By Jeffrey R. DeRego
HippoPress.com


I like music, always have. The first record album I ever owned was “Kiss: Rock and Roll Over.” My mom gave it to me along with a small, red record player. I listened to that album until the grooves were gone. I was five years old.

What does this have to do with anything? Well, since it is an election year, calls for censorship (disguised as a uniform rating system for television, film, video games, and music) echo across all of the United States. Cutting off access to ideas that many people find distasteful is always done for the good of America’s children. Protecting them from images and sounds that may disturb them is a noble idea, but it’s wrong.

My father taught me to read when I was three years old. He chose to teach me through the stories of Edgar Allen Poe, specifically “The Cask of Amontillado.”

This week the Londonderry school board listened to a parental argument concerning the book "The Goats" by Brock Cole, and its place on the middle school reading list. The charge against the book is that it presents ideas and situations that are inappropriate for children of middle school age, and therefore it should not be on the reading list in middle school classrooms. For those of you unfamiliar with the book, it concerns two 13-year-old children who are stripped of their clothes and marooned on a place called Goat Island for one night during summer camp.

This is only one in a string of curriculum challenges throughout New Hampshire and the rest of the United States.

Um... Is anyone taking notice of this yet?

It bothers me that we adults have such low regard for the intelligence of our children. At what point do we assume they can make decisions about what they want to see, or hear, or read? How does reading about evolution turn a child into Charles Manson, and for that matter, how does listening to Marilyn Manson turn a child into Charles Manson?

It doesn’t. Media is what the viewer or listener makes of it, and that is all. If parents are unable, unwilling, or unavailable to answer the questions that their children have, blaming the school system, Darwin, or Eminem for unacceptable behavior is like blaming the coffee table because the toast burned.

If the case is that media violence causes real-world violence, then wouldn’t there be a lot more real world violence? Wouldn’t it be unsafe to step outdoors, even just to get the mail?

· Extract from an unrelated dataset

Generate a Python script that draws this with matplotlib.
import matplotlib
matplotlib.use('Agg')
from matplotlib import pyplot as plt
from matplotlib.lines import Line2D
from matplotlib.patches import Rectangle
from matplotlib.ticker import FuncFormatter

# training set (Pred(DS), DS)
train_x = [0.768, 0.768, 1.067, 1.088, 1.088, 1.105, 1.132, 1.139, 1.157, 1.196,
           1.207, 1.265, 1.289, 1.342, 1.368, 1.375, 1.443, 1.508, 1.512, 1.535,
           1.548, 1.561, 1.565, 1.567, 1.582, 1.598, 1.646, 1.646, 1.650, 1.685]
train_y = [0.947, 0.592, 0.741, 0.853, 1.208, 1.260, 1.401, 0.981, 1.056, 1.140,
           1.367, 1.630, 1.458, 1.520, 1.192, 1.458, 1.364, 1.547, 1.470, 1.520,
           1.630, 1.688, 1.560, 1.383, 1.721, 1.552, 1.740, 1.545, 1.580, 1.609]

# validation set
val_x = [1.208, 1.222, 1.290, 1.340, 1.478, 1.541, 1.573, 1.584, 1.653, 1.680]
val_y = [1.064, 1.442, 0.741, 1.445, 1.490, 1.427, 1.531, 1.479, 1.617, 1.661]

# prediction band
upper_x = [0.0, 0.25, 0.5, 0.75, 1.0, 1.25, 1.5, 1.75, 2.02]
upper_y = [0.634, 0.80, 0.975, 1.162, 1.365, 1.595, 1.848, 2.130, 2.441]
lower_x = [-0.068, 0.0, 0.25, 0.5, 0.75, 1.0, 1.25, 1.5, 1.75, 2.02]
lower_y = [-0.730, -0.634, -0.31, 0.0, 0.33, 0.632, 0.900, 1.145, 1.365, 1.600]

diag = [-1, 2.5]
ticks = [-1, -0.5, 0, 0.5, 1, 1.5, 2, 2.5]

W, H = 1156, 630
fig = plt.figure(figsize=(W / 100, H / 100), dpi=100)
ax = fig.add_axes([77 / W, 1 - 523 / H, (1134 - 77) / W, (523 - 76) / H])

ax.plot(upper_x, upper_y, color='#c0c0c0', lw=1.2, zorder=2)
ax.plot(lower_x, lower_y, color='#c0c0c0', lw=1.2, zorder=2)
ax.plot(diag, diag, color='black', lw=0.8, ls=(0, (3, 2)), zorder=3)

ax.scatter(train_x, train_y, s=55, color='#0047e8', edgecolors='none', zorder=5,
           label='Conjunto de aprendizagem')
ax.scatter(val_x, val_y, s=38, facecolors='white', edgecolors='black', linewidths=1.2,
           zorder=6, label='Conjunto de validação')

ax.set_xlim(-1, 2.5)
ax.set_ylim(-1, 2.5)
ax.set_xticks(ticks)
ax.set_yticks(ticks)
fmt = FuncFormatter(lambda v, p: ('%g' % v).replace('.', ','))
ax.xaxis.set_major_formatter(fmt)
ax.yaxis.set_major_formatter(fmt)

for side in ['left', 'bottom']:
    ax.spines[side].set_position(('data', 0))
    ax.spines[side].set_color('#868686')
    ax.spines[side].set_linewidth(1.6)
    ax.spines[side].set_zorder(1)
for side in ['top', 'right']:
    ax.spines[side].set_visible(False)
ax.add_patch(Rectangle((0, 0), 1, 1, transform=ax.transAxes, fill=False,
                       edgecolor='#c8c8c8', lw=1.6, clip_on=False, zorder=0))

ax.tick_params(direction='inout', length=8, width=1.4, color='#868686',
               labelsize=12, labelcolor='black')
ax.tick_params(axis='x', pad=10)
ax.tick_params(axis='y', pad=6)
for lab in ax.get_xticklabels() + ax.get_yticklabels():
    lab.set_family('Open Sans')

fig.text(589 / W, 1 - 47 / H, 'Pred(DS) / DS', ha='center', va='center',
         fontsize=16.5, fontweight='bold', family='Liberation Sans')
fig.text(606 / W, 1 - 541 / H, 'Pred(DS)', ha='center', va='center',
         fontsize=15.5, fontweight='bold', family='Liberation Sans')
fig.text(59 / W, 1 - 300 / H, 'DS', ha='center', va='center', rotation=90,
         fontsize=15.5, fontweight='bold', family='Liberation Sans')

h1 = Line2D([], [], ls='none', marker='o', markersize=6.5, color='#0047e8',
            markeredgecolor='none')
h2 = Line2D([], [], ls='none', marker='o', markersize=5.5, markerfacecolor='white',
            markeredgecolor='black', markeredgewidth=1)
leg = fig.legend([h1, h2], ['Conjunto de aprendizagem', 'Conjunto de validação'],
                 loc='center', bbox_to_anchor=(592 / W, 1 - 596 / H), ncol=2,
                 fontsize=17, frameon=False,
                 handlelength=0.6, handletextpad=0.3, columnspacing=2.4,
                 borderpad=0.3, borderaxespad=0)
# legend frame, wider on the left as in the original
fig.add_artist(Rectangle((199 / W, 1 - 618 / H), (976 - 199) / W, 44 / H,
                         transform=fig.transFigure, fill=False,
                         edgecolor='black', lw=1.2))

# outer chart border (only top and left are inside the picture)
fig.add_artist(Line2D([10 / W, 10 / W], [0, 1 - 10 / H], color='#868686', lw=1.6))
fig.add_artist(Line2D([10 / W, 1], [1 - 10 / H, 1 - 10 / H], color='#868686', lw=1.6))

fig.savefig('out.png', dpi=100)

Admittedly, there are many neighborhoods where that is the case, but economics has much more to do with it than anything on television. Perhaps we should explain to children that the distribution of wealth in today’s America favors the rich, and puts a higher value on their lives. It would certainly do more for them then taking away an Ice-T or NWA CD.

Helping kids to understand the hows and whys of our complex society requires more thought and action than banning a book, or two, or twenty, or all of them. It requires maturity and commitment.

Who knows, you might even read with them, and learn that they have likes and dislikes too, that the do not like being thought of as pets, or remote controlled sports figures. Perhaps you will learns that they are alive, and questioning, and want to know why things are the way they are.

Because children know that in the future, when they have to make hard choices, they will only have their own experiences from which to draw.